* Start *

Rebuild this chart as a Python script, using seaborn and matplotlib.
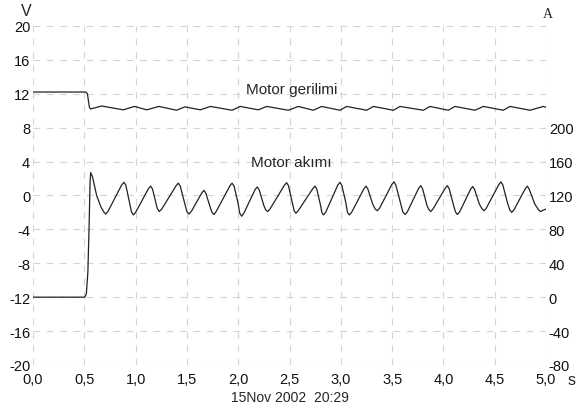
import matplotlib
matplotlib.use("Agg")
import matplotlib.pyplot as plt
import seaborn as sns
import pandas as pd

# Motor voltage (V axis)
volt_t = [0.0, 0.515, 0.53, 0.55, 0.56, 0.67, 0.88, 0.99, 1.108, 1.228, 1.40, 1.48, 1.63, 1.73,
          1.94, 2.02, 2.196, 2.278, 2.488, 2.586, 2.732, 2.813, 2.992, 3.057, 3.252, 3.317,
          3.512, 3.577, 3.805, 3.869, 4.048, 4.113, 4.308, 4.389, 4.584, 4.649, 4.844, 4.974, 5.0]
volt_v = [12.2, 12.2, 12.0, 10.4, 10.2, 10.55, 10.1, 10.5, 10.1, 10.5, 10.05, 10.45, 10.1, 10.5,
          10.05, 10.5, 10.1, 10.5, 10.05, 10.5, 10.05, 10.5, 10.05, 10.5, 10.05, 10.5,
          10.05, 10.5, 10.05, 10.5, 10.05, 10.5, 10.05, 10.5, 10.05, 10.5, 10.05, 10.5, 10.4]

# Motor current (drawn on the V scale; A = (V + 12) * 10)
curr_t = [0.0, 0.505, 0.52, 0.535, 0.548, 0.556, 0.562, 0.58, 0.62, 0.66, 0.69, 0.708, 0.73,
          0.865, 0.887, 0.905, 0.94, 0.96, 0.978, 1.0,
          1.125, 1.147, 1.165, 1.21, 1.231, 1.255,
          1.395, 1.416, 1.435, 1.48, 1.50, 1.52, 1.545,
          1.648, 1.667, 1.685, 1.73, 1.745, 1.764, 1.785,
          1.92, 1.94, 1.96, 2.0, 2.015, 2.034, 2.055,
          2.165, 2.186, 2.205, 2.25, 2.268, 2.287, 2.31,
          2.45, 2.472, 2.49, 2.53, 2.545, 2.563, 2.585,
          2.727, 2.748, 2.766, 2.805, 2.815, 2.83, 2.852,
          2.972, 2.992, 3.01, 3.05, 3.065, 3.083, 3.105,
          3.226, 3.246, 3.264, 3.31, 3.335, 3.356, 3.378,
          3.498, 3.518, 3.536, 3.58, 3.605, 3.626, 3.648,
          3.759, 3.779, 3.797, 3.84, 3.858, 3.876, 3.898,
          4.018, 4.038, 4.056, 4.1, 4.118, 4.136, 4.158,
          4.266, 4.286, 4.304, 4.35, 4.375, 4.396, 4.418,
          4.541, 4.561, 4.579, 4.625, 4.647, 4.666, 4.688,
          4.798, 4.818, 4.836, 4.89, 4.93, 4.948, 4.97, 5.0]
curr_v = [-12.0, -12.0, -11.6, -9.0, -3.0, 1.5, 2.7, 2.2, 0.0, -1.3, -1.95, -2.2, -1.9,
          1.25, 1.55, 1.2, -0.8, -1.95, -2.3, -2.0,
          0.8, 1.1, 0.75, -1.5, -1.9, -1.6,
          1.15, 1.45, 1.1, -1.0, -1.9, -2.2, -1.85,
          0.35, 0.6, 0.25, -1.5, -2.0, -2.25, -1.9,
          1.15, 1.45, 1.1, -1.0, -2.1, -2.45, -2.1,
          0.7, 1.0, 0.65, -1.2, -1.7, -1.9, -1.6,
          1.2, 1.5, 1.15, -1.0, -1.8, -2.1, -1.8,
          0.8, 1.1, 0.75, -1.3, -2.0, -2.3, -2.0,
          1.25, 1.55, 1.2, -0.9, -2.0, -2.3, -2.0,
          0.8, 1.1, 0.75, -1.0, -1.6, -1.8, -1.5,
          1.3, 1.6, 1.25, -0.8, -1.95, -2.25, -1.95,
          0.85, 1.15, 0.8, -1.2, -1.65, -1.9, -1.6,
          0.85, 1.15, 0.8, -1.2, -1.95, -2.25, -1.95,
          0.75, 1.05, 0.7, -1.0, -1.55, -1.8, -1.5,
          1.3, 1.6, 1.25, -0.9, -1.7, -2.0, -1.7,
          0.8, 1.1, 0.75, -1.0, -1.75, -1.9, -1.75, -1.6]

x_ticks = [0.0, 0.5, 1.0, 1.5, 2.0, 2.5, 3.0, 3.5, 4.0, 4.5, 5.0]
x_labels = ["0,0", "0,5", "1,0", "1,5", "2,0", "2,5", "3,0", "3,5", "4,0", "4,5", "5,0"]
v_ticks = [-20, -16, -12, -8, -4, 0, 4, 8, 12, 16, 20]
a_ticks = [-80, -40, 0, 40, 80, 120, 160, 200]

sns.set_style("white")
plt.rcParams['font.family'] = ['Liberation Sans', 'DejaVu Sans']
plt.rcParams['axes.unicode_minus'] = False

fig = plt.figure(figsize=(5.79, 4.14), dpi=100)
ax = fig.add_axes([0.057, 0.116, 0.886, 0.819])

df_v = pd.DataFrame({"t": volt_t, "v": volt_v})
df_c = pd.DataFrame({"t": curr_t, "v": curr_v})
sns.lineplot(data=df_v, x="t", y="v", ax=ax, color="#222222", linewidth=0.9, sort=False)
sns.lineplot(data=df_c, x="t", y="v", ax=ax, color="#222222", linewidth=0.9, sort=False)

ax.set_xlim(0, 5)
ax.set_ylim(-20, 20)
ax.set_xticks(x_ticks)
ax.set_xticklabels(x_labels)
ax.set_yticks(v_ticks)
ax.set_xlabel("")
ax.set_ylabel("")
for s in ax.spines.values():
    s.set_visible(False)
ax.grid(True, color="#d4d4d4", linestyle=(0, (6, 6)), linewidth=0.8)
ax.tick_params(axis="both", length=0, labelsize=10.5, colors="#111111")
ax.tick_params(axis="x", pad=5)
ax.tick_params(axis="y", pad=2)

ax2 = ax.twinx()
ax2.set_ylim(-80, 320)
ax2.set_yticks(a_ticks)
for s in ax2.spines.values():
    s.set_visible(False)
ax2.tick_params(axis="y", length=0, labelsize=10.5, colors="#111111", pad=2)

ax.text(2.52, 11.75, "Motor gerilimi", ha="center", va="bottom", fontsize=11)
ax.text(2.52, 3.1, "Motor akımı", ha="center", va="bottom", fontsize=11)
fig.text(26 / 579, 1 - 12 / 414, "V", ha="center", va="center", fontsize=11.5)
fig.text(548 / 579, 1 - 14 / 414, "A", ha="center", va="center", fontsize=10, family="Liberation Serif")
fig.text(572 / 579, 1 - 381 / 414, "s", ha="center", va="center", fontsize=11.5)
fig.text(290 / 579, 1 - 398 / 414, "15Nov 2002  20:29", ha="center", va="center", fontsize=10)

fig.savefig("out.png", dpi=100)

* End *

[Stated problem]
Copy out every line holding the string "matplotlib".

[Response to the exercise]
Rebuild this chart as a Python script, using seaborn and matplotlib.
import matplotlib
matplotlib.use("Agg")
import matplotlib.pyplot as plt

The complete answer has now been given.